Emerging growth company ¨
If an emerging growth company, indicate by check mark if the registrant has elected not to use the extended transition period for complying with any new or revised financial accounting standards provided pursuant to Section 13(a) of the Exchange Act. ¨
Item 1.01 Entry into a Material Definitive Agreement.

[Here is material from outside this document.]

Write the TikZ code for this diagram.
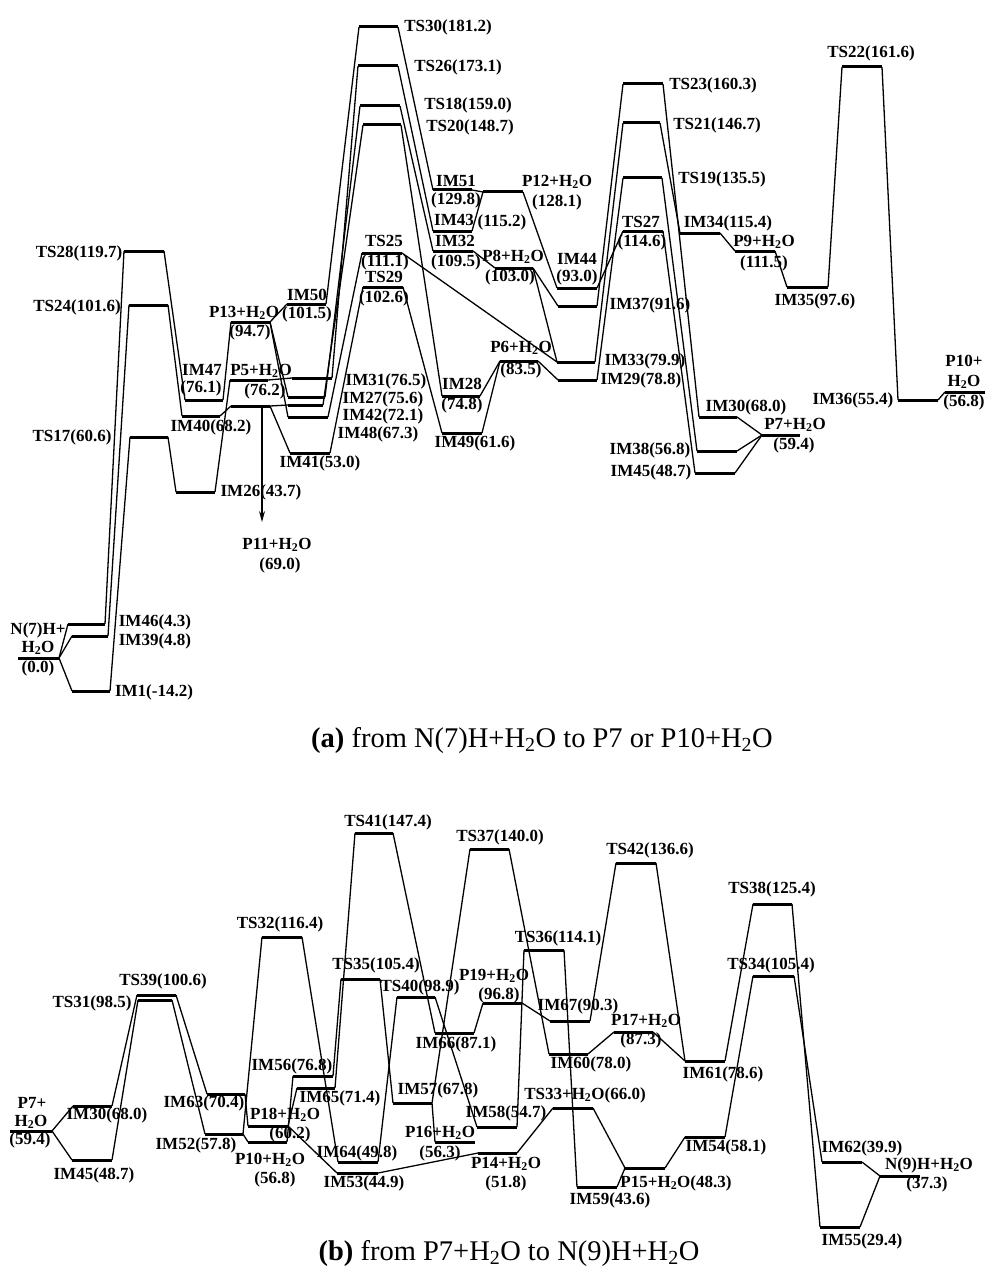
\documentclass[tikz,border=0pt]{standalone}
\usepackage{fontspec}
\setmainfont{Liberation Serif}
\usetikzlibrary{arrows.meta}
\newcommand{\water}{H\textsubscript{2}O}

\tikzset{
  level/.style={line width=3pt},
  conn/.style={line width=1.3pt},
  lab/.style={font=\bfseries\fontsize{17}{18}\selectfont, inner sep=0pt},
  captext/.style={font=\fontsize{28.5}{30}\selectfont, inner sep=0pt}
}

\begin{document}
\begin{tikzpicture}[x=1pt,y=-1pt]
\useasboundingbox (0,0) rectangle (985,1268);

% (a) energy levels
\foreach \n/\xa/\xb/\y in {ts30/359/398/27, ts26/358/398/66, ts18/360/400/106, ts20/363/401/125,
    im51/433/472/190, im43/433/472/231, im32/433/473/251, ts25/362/402/253, ts29/363/403/287,
    ts28/124/164/251, ts24/129/168/305, p13/231/270/322, im50/287/326/304,
    im47/185/223/400, im40/182/220/416, p5a/230/268/380, p5b/231/270/406,
    im31/292/332/378, im27/288/325/397, im42/288/323/405, im48/288/328/417, im41/290/330/453,
    ts17/130/168/437, im26/176/215/492, n7/18/59/658, im46/68/105/624, im39/72/108/636, im1/72/110/691,
    p12/483/523/192, p8/495/533/268, im44/557/597/288, im37/558/597/306, im33/557/595/362,
    im29/558/597/380, p6/500/538/361, im28/442/480/396, im49/442/482/433,
    ts23/623/663/84, ts21/623/660/123, ts19/623/662/178, ts27/623/663/231,
    im34/680/720/233, p9/735/775/251, im35/787/828/287, ts22/842/882/67,
    im36/898/938/400, p10/945/985/392, im30/699/737/417, im38/697/737/451,
    im45/695/735/473, p7/762/800/435}
  \draw[level] (\xa,\y) coordinate (\n-l) -- (\xb,\y) coordinate (\n-r);

% (a) connectors
\foreach \a/\b in {n7/im46, n7/im39, n7/im1, im46/ts28, im39/ts24, im1/ts17,
    ts28/im47, ts24/im40, ts17/im26, im47/p13, im40/p5b, im26/p5a,
    p5a/im31, p5b/im42, p5b/im41, p13/im50, p13/im27, p13/im48,
    im50/ts30, im31/ts26, im27/ts18, im42/ts20, im48/ts25, im41/ts29,
    ts30/im51, ts26/im43, ts18/im32, ts20/im28, ts25/im33, ts29/im49,
    im51/p12, im43/p12, im32/p8, p12/im44, p8/im37, p8/im33,
    im28/p6, im49/p6, p6/im29, im44/ts27, im37/ts23, im33/ts21, im29/ts19,
    ts23/im30, ts21/im34, ts19/im38, ts27/im45, im30/p7, im38/p7, im45/p7,
    im34/p9, p9/im35, im35/ts22, ts22/im36, im36/p10}
  \draw[conn] (\a-r) -- (\b-l);

\coordinate (p11top) at (262,406);
\coordinate (p11tip) at (262,522);
\draw[conn, -{Stealth[length=11pt,width=6pt]}] (p11top) -- (p11tip);

% (a) labels
\foreach \x/\y/\t [count=\i] in {448/27/TS30(181.2), 458/67/TS26(173.1), 468/105/TS18(159.0),
    470/127/TS20(148.7), 456/181/IM51, 456/200/(129.8), 454/220/IM43, 502/222/(115.2),
    455/241/IM32, 456/262/(109.5), 513/257/P8+\water, 510/277/(103.0),
    557/182/P12+\water, 557/202/(128.1), 577/259/IM44, 577/277/(93.0),
    641/222/TS27, 642/242/(114.6), 650/305/IM37(91.6), 713/85/TS23(160.3),
    717/125/TS21(146.7), 722/179/TS19(135.5), 728/223/IM34(115.4),
    764/242/P9+\water, 764/263/(111.5), 815/301/IM35(97.6), 871/53/TS22(161.6),
    853/400/IM36(55.4), 964/361/P10+, 964/382/\water, 964/402/(56.8),
    746/407/IM30(68.0), 795/425/P7+\water, 794/445/(59.4), 650/450/IM38(56.8),
    651/472/IM45(48.7), 645/361/IM33(79.9), 641/380/IM29(78.8),
    521/348/P6+\water, 521/370/(83.5), 462/384/IM28, 462/405/(74.8), 475/443/IM49(61.6),
    384/241/TS25, 385/262/(111.1), 384/277/TS29, 384/298/(102.6),
    307/295/IM50, 307/314/(101.5), 244/313/P13+\water, 250/332/(94.7),
    79/253/TS28(119.7), 77/307/TS24(101.6), 202/370/IM47, 201/388/(76.1),
    261/371/P5+\water, 265/391/(76.2), 211/427/IM40(68.2), 386/381/IM31(76.5),
    383/399/IM27(75.6), 383/416/IM42(72.1), 378/434/IM48(67.3), 320/463/IM41(53.0),
    72/437/TS17(60.6), 261/492/IM26(43.7), 277/545/P11+\water, 280/565/(69.0),
    38/630/N(7)H+, 38/648/\water, 38/668/(0.0), 155/622/IM46(4.3),
    155/641/IM39(4.8), 154/692/IM1(-14.2)}
  \node[lab] (la\i) at (\x,\y) {\t};

\node[captext] (capa) at (542,740) {\textbf{(a)} from N(7)H+\water{} to P7 or P10+\water};

% (b) energy levels
\foreach \n/\xa/\xb/\y in {p7/10/52/1131, im30/73/112/1106, im45/72/112/1160,
    ts39/137/176/995, ts31/138/172/1000, im63/207/245/1094, im52/205/243/1134,
    ts32/262/302/937, p18/248/288/1126, p10/248/287/1142, im56/293/333/1076,
    im65/297/335/1088, im64/338/378/1162, im53/337/378/1173, ts41/355/393/833,
    ts35/341/380/979, ts40/397/435/997, ts37/470/509/849, im66/435/474/1033,
    im57/393/432/1103, p16/435/475/1142, im58/477/517/1127, p14/478/517/1153,
    p19/483/522/1003, ts36/524/564/950, im67/550/590/1021, im60/549/588/1054,
    ts33/553/593/1108, im59/577/617/1187, p17/614/653/1032, ts42/616/656/863,
    p15/625/665/1168, im61/685/725/1061, im54/685/725/1137, ts38/753/792/904,
    ts34/753/794/976, im62/822/862/1162, n9/880/920/1176, im55/820/860/1227}
  \draw[level] (\xa,\y) coordinate (b\n-l) -- (\xb,\y) coordinate (b\n-r);

% (b) connectors
\foreach \a/\b in {p7/im30, p7/im45, im30/ts39, im45/ts31, ts39/im63, ts31/im52,
    im63/p18, im52/p10, im52/ts32, ts32/im64, p18/im65, p10/im56, p18/im53,
    im56/ts35, im65/ts41, ts41/im66, ts35/im57, im64/ts40, ts40/im58,
    im57/ts37, im57/p16, ts37/im60, im66/p19, p19/im67, im67/ts42, ts42/im61,
    im60/p17, p17/im61, im61/ts38, im58/ts36, ts36/im59, im59/p15,
    im53/p14, p14/ts33, ts33/p15, p15/im54, im54/ts34, ts34/im62, ts38/im55,
    im62/n9, im55/n9}
  \draw[conn] (b\a-r) -- (b\b-l);

% (b) labels
\foreach \x/\y/\t [count=\i] in {280/924/TS32(116.4), 163/981/TS39(100.6), 92/1003/TS31(98.5),
    32/1103/P7+, 31/1122/\water, 30/1140/(59.4), 107/1115/IM30(68.0), 94/1175/IM45(48.7),
    204/1103/IM63(70.4), 196/1145/IM52(57.8), 285/1115/P18+\water, 290/1134/(60.2),
    270/1160/P10+\water, 275/1179/(56.8), 292/1066/IM56(76.8), 340/1098/IM65(71.4),
    357/1153/IM64(49.8), 364/1183/IM53(44.9), 388/822/TS41(147.4), 376/965/TS35(105.4),
    420/987/TS40(98.9), 500/837/TS37(140.0), 456/1044/IM66(87.1), 438/1090/IM57(67.8),
    440/1133/P16+\water, 440/1153/(56.3), 506/1113/IM58(54.7), 506/1164/P14+\water,
    506/1183/(51.8), 494/976/P19+\water, 499/995/(96.8), 558/938/TS36(114.1),
    578/1006/IM67(90.3), 591/1064/IM60(78.0), 585/1095/TS33+\water(66.0),
    610/1200/IM59(43.6), 646/1021/P17+\water, 641/1040/(87.3), 650/850/TS42(136.6),
    676/1183/P15+\water(48.3), 723/1074/IM61(78.6), 726/1147/IM54(58.1),
    772/889/TS38(125.4), 771/965/TS34(105.4), 862/1148/IM62(39.9),
    929/1165/N(9)H+\water, 927/1184/(37.3), 862/1241/IM55(29.4)}
  \node[lab] (lb\i) at (\x,\y) {\t};

\node[captext] (capb) at (509,1253) {\textbf{(b)} from P7+\water{} to N(9)H+\water};
\end{tikzpicture}
\end{document}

On May 13, 2022, Stellus Capital Investment Corporation (the “Company”) entered into a Third Amendment and Commitment Increase to Amended and Restated Senior Secured Revolving Credit Agreement (the “Third Amendment Agreement”) by and among the Company, as the borrower, Zions Bancorporation, N.A. dba Amegy Bank (“Amegy Bank”), as the administrative agent, and the lenders that are party thereto from time to time (collectively, the “Lenders”). The Third Amendment Agreement amends the Second Amendment to Amended and Restated Senior Secured Revolving Credit Agreement dated February 28, 2022, the First Amendment and Commitment Increase to Amended and Restated Senior Secured Revolving Credit Agreement dated December 22, 2021, and the Amended and Restated Senior Secured Revolving Credit Agreement, dated as of September 18, 2020, (the “Existing Credit Facility”) by and among the Company, Amegy Bank, as the administrative agent, and the Lenders that are party thereto from time to time. The Third Amendment Agreement increase the maximum amount of revolving advances under the Existing Credit Facility from $250,000,000 to $265,000,000 on a committed basis. The Third Amendment Agreement also transitions the Existing Credit Facility’s interest rate benchmark from the London Interbank Offered Rate to the Secured Overnight Financing Rate (“SOFR”) and the credit facility will bear interest, subject to the Company’s election, on a per annum basis equal to (i) term SOFR plus 2.50% (or 2.75% during certain periods in which the Company’s asset coverage ratio is equal to or below 1.90 to 1.00) plus a SOFR credit spread adjustment (0.10% for one-month term SOFR and 0.15% for three-month term SOFR), with a 0.25% SOFR floor, or (ii) 1.50% (or 1.75% during certain periods in which the Company’s asset coverage ratio is equal to or below 1.90 to 1.00) plus an alternate base rate based on the highest of the prime rate (subject to a 3% floor), Federal Funds Rate plus 0.50% and one month term SOFR plus 1.00%.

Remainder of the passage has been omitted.